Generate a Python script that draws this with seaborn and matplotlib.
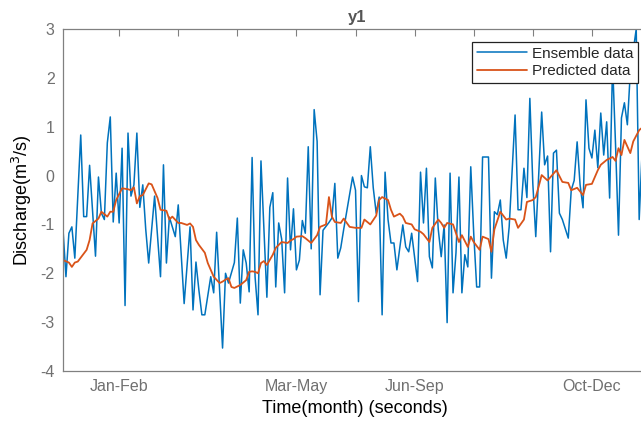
import numpy as np
import pandas as pd
import matplotlib
matplotlib.use('Agg')
import matplotlib.pyplot as plt
import seaborn as sns

# Values (x = sample number, y = discharge m3/s)

ens_t = [1, 2, 3, 4, 5, 7, 8, 9, 10, 12, 13, 14, 15, 16, 17, 18, 19, 20, 21, 22,
         23, 24, 25, 26, 27, 28, 29, 30, 32, 34, 35, 36, 37, 39, 40, 42, 44, 45, 46, 47,
         48, 49, 51, 52, 53, 55, 56, 57, 59, 60, 61, 62, 63, 64, 65, 66, 67, 68, 69, 70,
         71, 72, 73, 74, 75, 76, 77, 78, 79, 80, 81, 82, 83, 84, 85, 86, 87, 88, 89, 91,
         92, 93, 94, 95, 96, 99, 100, 101, 102, 103, 104, 105, 106, 107, 108, 109, 110, 111, 112, 113,
         114, 116, 117, 118, 119, 121, 122, 123, 124, 125, 126, 127, 128, 129, 130, 131, 132, 133, 134, 135,
         136, 137, 138, 139, 140, 141, 142, 143, 145, 146, 147, 148, 149, 150, 151, 152, 154, 155, 156, 157,
         158, 159, 160, 161, 163, 164, 165, 166, 167, 168, 169, 170, 172, 173, 174, 175, 176, 177, 178, 179,
         180, 181, 182, 183, 184, 185, 186, 187, 188, 189, 190, 191, 192, 193, 195, 196, 197]
ensemble = [-1.10, -2.07, -1.18, -1.05, -1.69, 0.83, -0.84, -0.84, 0.21, -1.65, -0.03, -0.77, -0.90, 0.67, 1.20, -0.95, 0.05, -0.97, 0.56, -2.66,
            0.87, -0.42, -0.19, 0.87, -0.65, -0.19, -1.10, -1.79, -0.42, -2.07, 0.22, -1.79, -0.85, -1.25, -0.60, -2.62, -1.05, -2.75, -1.77, -2.35,
            -2.85, -2.85, -2.07, -2.40, -1.16, -3.53, -2.00, -2.20, -1.78, -0.87, -2.61, -1.52, -1.79, -2.38, 0.37, -2.07, -2.85, 0.30, -1.10, -2.49,
            -0.65, -0.35, -2.28, -0.97, -1.30, -2.40, -0.05, -1.52, -0.68, -1.93, -1.73, -0.92, -1.18, 0.59, -1.50, 1.35, 0.70, -2.44, -1.12, -0.96,
            -0.87, -0.16, -1.69, -1.48, -1.10, -0.03, -0.30, -2.58, 0.00, -0.23, -0.25, 0.59, -0.25, -0.77, -0.44, -2.85, 0.07, -0.90, -1.38, -1.38,
            -1.93, -1.01, -1.46, -1.56, -1.18, -2.17, 0.07, -0.97, 0.15, -1.66, -1.89, -0.05, -1.10, -1.66, -1.01, -3.01, 0.05, -2.40, -1.58, -0.03,
            -2.40, -1.62, -1.87, 0.18, -1.18, -2.28, -2.28, 0.38, 0.38, -2.10, -0.74, -0.80, -0.50, -1.32, -1.69, -1.05, 1.24, -0.70, -0.70, 0.15,
            -0.45, 1.58, -0.16, -1.25, 1.30, 0.22, 0.40, -1.56, 0.46, 0.52, -0.77, -0.90, -1.28, -0.30, -0.10, 0.69, -0.19, -0.66, 1.55, 0.56,
            0.36, 0.93, 0.16, 1.28, 0.42, 1.10, -0.46, 2.30, 0.63, -1.22, 1.18, 1.49, 1.04, 2.12, 3.00, -0.90, 0.50]

pred_t = [1, 3, 4, 5, 6, 8, 9, 10, 11, 13, 14, 16, 17, 18, 19, 21, 23, 24, 25, 26,
          27, 28, 30, 31, 33, 34, 36, 37, 38, 40, 41, 43, 44, 45, 46, 47, 49, 50, 52, 54,
          55, 56, 57, 58, 59, 61, 63, 64, 65, 66, 67, 68, 69, 70, 72, 73, 74, 75, 77, 78,
          79, 80, 82, 83, 85, 86, 87, 88, 90, 91, 92, 93, 95, 96, 98, 100, 102, 103, 105, 107,
          108, 109, 111, 112, 113, 115, 116, 117, 119, 120, 122, 123, 125, 126, 128, 129, 130, 131, 133, 135,
          136, 138, 139, 140, 142, 143, 145, 146, 147, 149, 151, 152, 154, 155, 157, 158, 160, 161, 162, 163,
          165, 166, 168, 170, 172, 173, 175, 177, 178, 180, 182, 183, 185, 187, 188, 189, 190, 191, 193, 194,
          196, 197]
predicted = [-1.73, -1.78, -1.87, -1.78, -1.76, -1.60, -1.52, -1.32, -0.98, -0.88, -0.74, -0.84, -0.74, -0.74, -0.50, -0.26, -0.28, -0.30, -0.24, -0.57,
             -0.42, -0.40, -0.16, -0.18, -0.46, -0.70, -0.72, -0.90, -0.84, -0.97, -0.97, -1.01, -0.98, -1.05, -1.32, -1.42, -1.58, -1.79, -2.07, -2.20,
             -2.17, -2.13, -2.10, -2.28, -2.30, -2.24, -2.14, -1.97, -1.96, -1.97, -2.00, -1.79, -1.75, -1.83, -1.62, -1.48, -1.42, -1.36, -1.38, -1.33,
             -1.30, -1.25, -1.24, -1.28, -1.38, -1.30, -1.22, -1.05, -1.00, -0.44, -0.84, -0.95, -0.97, -0.88, -1.05, -1.07, -1.07, -0.90, -1.00, -0.82,
             -0.50, -0.44, -0.50, -0.70, -0.84, -0.78, -0.84, -0.97, -1.00, -1.10, -1.15, -1.20, -1.36, -1.07, -0.90, -0.97, -1.07, -0.97, -1.00, -1.36,
             -1.22, -1.46, -1.25, -1.36, -1.52, -1.25, -1.30, -1.56, -1.10, -0.74, -0.90, -0.88, -0.90, -1.07, -0.90, -0.54, -0.50, -0.44, -0.22, 0.01,
             -0.10, -0.03, 0.11, -0.13, -0.15, -0.30, -0.25, -0.40, -0.19, -0.17, 0.11, 0.22, 0.32, 0.38, 0.30, 0.56, 0.42, 0.73, 0.46, 0.70,
             0.93, 0.98]

tick_pos = [20, 40, 60, 80, 100, 120, 140, 160, 180, 200]
tick_lab = ['Jan-Feb', '', '', 'Mar-May', '', 'Jun-Sep', '', '', 'Oct-Dec', '']

df_ens = pd.DataFrame({'t': ens_t, 'q': ensemble})
df_pred = pd.DataFrame({'t': pred_t, 'q': predicted})

sns.set_style('white')
plt.rcParams['font.family'] = ['Liberation Sans', 'DejaVu Sans']
plt.rcParams['axes.unicode_minus'] = False

fig = plt.figure(figsize=(6.41, 4.23), dpi=100)
ax = fig.add_axes([63/641, 1 - 371/423, 588/641, 342/423])

sns.lineplot(data=df_ens, x='t', y='q', color='#0072BD', lw=1.1,
             label='Ensemble data', ax=ax, sort=False)
sns.lineplot(data=df_pred, x='t', y='q', color='#D95319', lw=1.3,
             label='Predicted data', ax=ax, sort=False)

ax.set_xlim(1, 200)
ax.set_ylim(-4, 3)
ax.set_xticks(tick_pos)
ax.set_xticklabels(tick_lab)
ax.set_yticks(range(-4, 4))

gray = '#808080'
for sp in ax.spines.values():
    sp.set_color(gray)
    sp.set_linewidth(0.9)
ax.tick_params(direction='in', length=5, width=0.8, color=gray,
               labelcolor='#707070', labelsize=11.5, top=True, right=True)
ax.tick_params(axis='x', pad=6)
ax.tick_params(axis='y', pad=6)

ax.set_title('y1', fontsize=12, fontweight='bold', color='#555555', pad=5)
ax.set_xlabel('Time(month) (seconds)', fontsize=13, color='black')
ax.set_ylabel('Discharge(m$^3$/s)', fontsize=13, color='black')
ax.xaxis.set_label_coords(0.497, -0.085)
ax.yaxis.set_label_coords(-0.05, 0.5)

leg = ax.legend(loc='upper right', bbox_to_anchor=(0.978, 0.962), borderaxespad=0,
                fontsize=11, frameon=True, fancybox=False, framealpha=1,
                edgecolor='#222222', handlelength=3.3, handletextpad=0.3,
                labelspacing=0.25, borderpad=0.3)
leg.get_frame().set_linewidth(0.9)

fig.savefig('out.png', dpi=100, facecolor='white')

········

:: SHORT TASK ::
Look through the material above. Copy each line where the word "seaborn" appears.

:: TASK SOLUTION ::
Generate a Python script that draws this with seaborn and matplotlib.
import seaborn as sns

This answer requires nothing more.